Navigant estimates that overall lithium-ion battery pack prices will continue to decline by about 5 to 6 percent annually for the remainder of the decade.
And carmakers are hoping to unlock additional efficiency gains as well.
Speaking at the October eCarTec conference in Munich, Renault battery-development chief said that improvements in energy density will allow for 200 miles of range in mainstream electric cars by 2020.
Before then, Renault alliance partner Nissan is widely expected to be selling a 200-mile Leaf electric car, and the 200-mile Chevrolet Bolt EV and Tesla Model 3 will also debut over the next few years.
But beyond that, analysts believe other chemistries could gradually supplant lithium-ion.
Tesla Motors - Model S lithium-ion battery pack
At the same Munich conference, supplier Bosch predicted that alternatives like lithium-air, lithium-sulfur, and solid-state batteries will soon become commercially significant.
Solid-state batteries will be the first of these technologies to be commercialized in the short term, said Dr. Holger Fink, senior vice president of engineering for Robert Bosch Battery Systems.
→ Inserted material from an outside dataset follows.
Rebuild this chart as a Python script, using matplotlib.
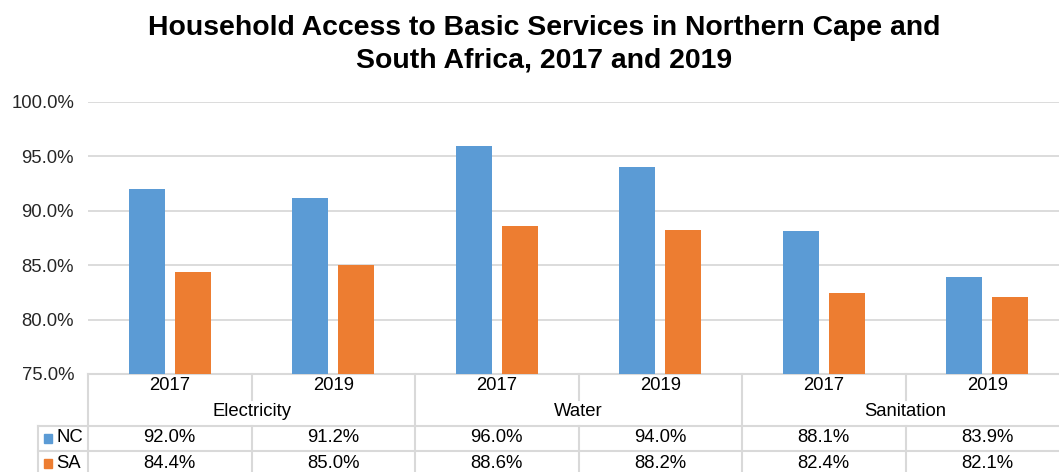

Solid-state batteries replace the typical liquid electrolyte with a solid material. The technology has already received some attention from carmakers including Volkswagen, which owns a stake in solid-state battery firm QuantumScape.
Lithium-sulfur batteries may become commercially viable around 2030, Fink said.
With lithium-ion well established, though, the transition to alternative battery chemistries will likely be slow and gradual.
No other cell chemistry has reached the stage where a mainstream carmaker is ready to commit to using it in production vehicles.
And even when these new technologies do become commercially viable, it will likely take time for them to erode lithium-ion's market share.